Let $p \equiv 1(3)$ be prime and $\rho$ a primitive $3$rd root of unity. Let $K\subset \mathbb{Q}(\zeta_p)$ have $[K:\mathbb{Q}]=3$, and $\ell \equiv 2(3)$ prime (so that $\ell$ is inert in $\mathbb{Q}(\rho)$).
Why do we have that $\ell$ splits in $K/\mathbb{Q}$ $\iff$ $\ell$ splits in $K(\rho)/\mathbb{Q}(\rho)$?

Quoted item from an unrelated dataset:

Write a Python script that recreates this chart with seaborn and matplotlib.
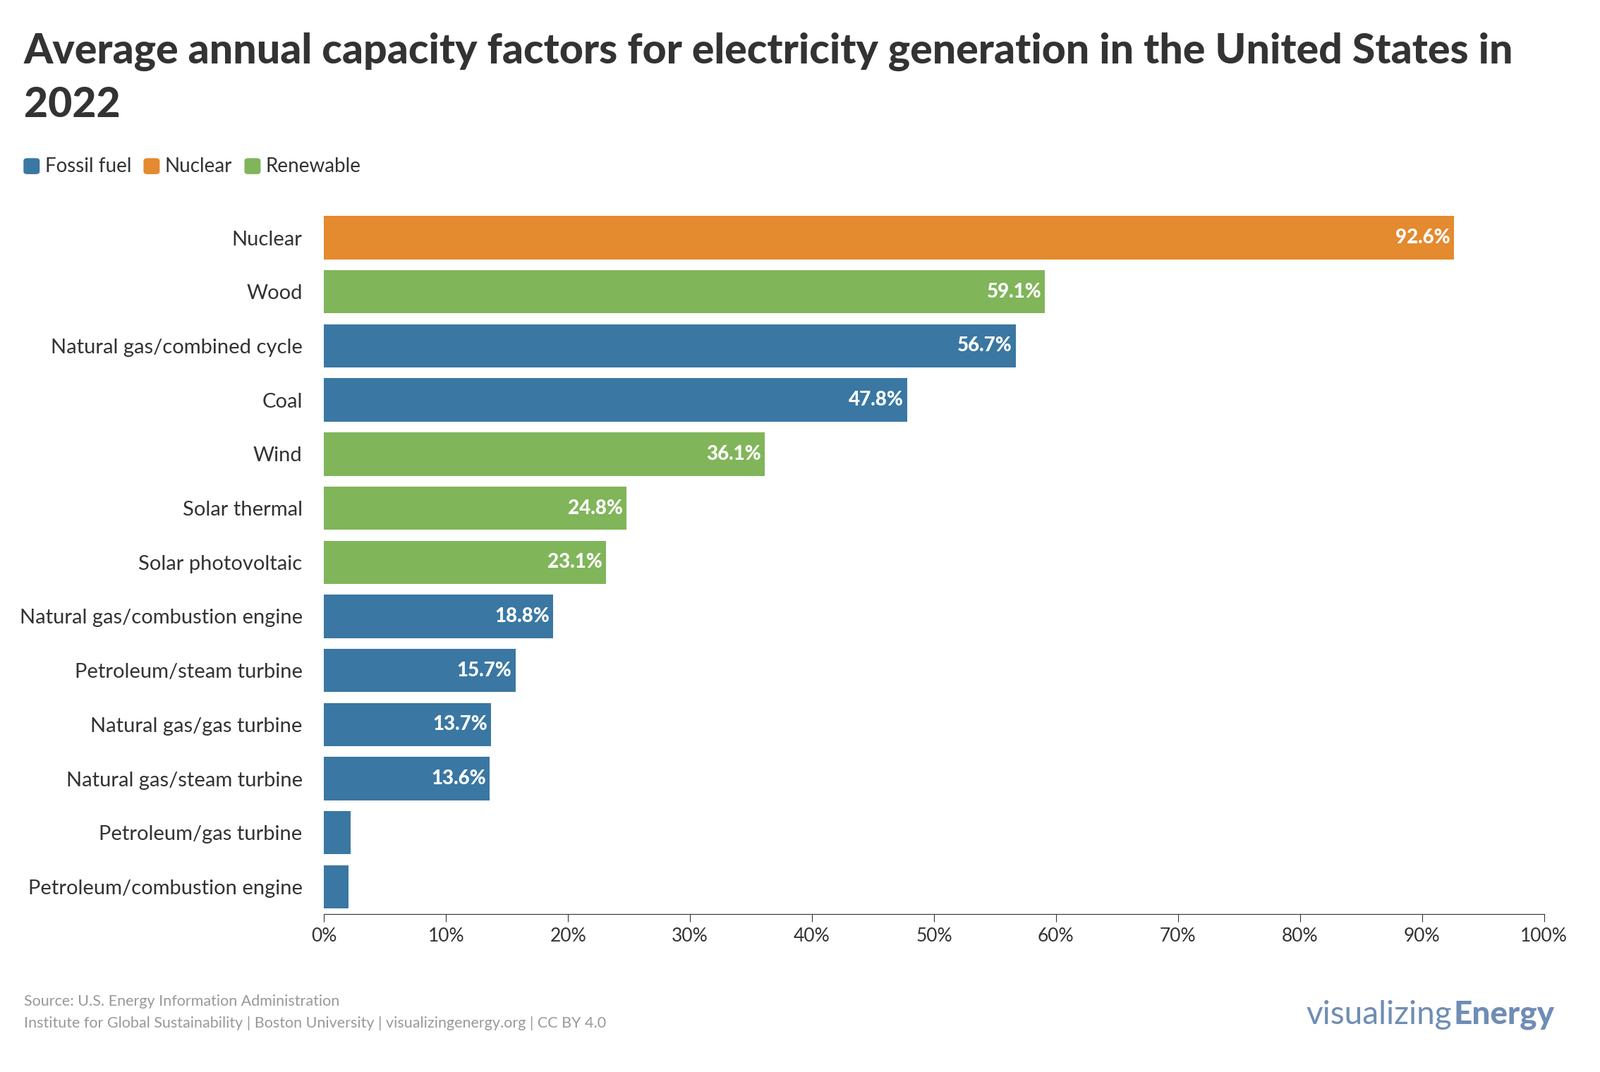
import matplotlib
matplotlib.use("Agg")
import matplotlib.pyplot as plt
import seaborn as sns
import pandas as pd
from matplotlib.patches import FancyBboxPatch

categories = ["Nuclear", "Wood", "Natural gas/combined cycle", "Coal", "Wind", "Solar thermal",
              "Solar photovoltaic", "Natural gas/combustion engine", "Petroleum/steam turbine",
              "Natural gas/gas turbine", "Natural gas/steam turbine", "Petroleum/gas turbine",
              "Petroleum/combustion engine"]
values = [92.6, 59.1, 56.7, 47.8, 36.1, 24.8, 23.1, 18.8, 15.7, 13.7, 13.6, 2.2, 2.0]
groups = ["Nuclear", "Renewable", "Fossil fuel", "Fossil fuel", "Renewable", "Renewable",
          "Renewable", "Fossil fuel", "Fossil fuel", "Fossil fuel", "Fossil fuel",
          "Fossil fuel", "Fossil fuel"]
legend_order = ["Fossil fuel", "Nuclear", "Renewable"]
palette = {"Fossil fuel": "#3a77a3", "Nuclear": "#e48a2f", "Renewable": "#80b55a"}
xticks = list(range(0, 101, 10))

plt.rcParams["font.family"] = "Lato"
df = pd.DataFrame({"cat": categories, "val": values, "grp": groups})

fig = plt.figure(figsize=(22.68, 15.2), dpi=100)
ax = fig.add_axes([0.2025, 0.1475, 0.7625, 0.656])
sns.barplot(data=df, y="cat", x="val", hue="grp", palette=palette, dodge=False,
            width=0.8, legend=False, ax=ax, saturation=1)
ax.set_xlim(0, 100)
ax.set_ylim(len(categories) - 0.5, -0.5)
ax.set_xticks(xticks)
ax.set_xticklabels([f"{t}%" for t in xticks], fontsize=19, color="#333333")
ax.tick_params(axis="y", length=0, labelsize=21, labelcolor="#333333", pad=22)
ax.tick_params(axis="x", length=8, color="#333333", pad=6)
ax.set_xlabel("")
ax.set_ylabel("")
for s in ["top", "right", "left"]:
    ax.spines[s].set_visible(False)
ax.spines["bottom"].set_color("#333333")
for i, v in enumerate(values):
    if v > 5:
        ax.text(v - 0.3, i, f"{v}%", ha="right", va="center", color="white",
                fontsize=20, fontweight="heavy")

fig.text(0.015, 0.952, "Average annual capacity factors for electricity generation in the United States in",
         fontsize=42.5, fontweight="heavy", color="#333333", va="center")
fig.text(0.015, 0.902, "2022", fontsize=42.5, fontweight="heavy", color="#333333", va="center")

# legend
lx = 0.015
ly = 0.845
for g in legend_order:
    fig.patches.append(FancyBboxPatch((lx, ly - 0.007), 0.0095, 0.014, boxstyle="round,pad=0,rounding_size=0.002",
                                      transform=fig.transFigure, color=palette[g]))
    t = fig.text(lx + 0.013, ly, g, fontsize=20, color="#333333", va="center")
    fig.canvas.draw()
    bb = t.get_window_extent().transformed(fig.transFigure.inverted())
    lx = bb.x1 + 0.008

fig.text(0.015, 0.0655, "Source: U.S. Energy Information Administration", fontsize=15.5, color="#999999", va="center")
fig.text(0.015, 0.0455, "Institute for Global Sustainability | Boston University | visualizingenergy.org | CC BY 4.0",
         fontsize=15.5, color="#999999", va="center")
t1 = fig.text(0.8165, 0.053, "visualizing", fontsize=33, color="#6f8db5", va="center")
fig.canvas.draw()
bb = t1.get_window_extent().transformed(fig.transFigure.inverted())
fig.text(bb.x1 + 0.001, 0.053, "Energy", fontsize=33, color="#6f8db5", va="center", fontweight="heavy")

fig.savefig("out.png", dpi=100, facecolor="white")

Is this true in general for extensions of Dedekind domains? That is, if $R/S$ is an extension of Dedekind domains, for what sorts of elements $e,a\in R$ is it true that $(a)$ splits in $R/S\Leftrightarrow (a)$ splits in $R(e)/S(e)$?
Here is a proof using class field theory. Recall that a prime is split iff the Frobenius is trivial. Consider the diagram (note that every extension is Galois abelian):
$\begin{matrix} & K(\rho) & \\ / & & \backslash \\ K & &\mathbb{Q}(\rho) \\ \backslash & & / \\ & \mathbb{Q} & \\ \end{matrix}$
The consistency property of the Artin map shows that $$\mathrm{res}_K(\ell,K(\rho)/\mathbb{Q}(\rho)) = (\ell,K/\mathbb{Q})^{ f(\ell,\mathbb{Q}(\rho)/\mathbb{Q}) }.$$
(1) Since $f(\ell,\mathbb{Q}(\rho)/\mathbb{Q}) = 2$ and $\mathrm{Gal}(K/\mathbb{Q})$ is of order $3$, the element $(\ell,K/\mathbb{Q})^{ f(\ell,\mathbb{Q}(\rho)/\mathbb{Q})}$ is trivial iff $(\ell,K/\mathbb{Q})$ is trivial.
(2) Since $K(\rho)$ is the compositum of $K$ and $\mathbb{Q}(\rho)$, the element $\mathrm{res}_K(\ell,K(\rho)/\mathbb{Q}(\rho))$ is trivial iff $(\ell,K(\rho)/\mathbb{Q}(\rho))$ is trivial.
Hence $(\ell,K/\mathbb{Q})$ is trivial iff $(\ell,K(\rho)/\mathbb{Q}(\rho))$ is trivial.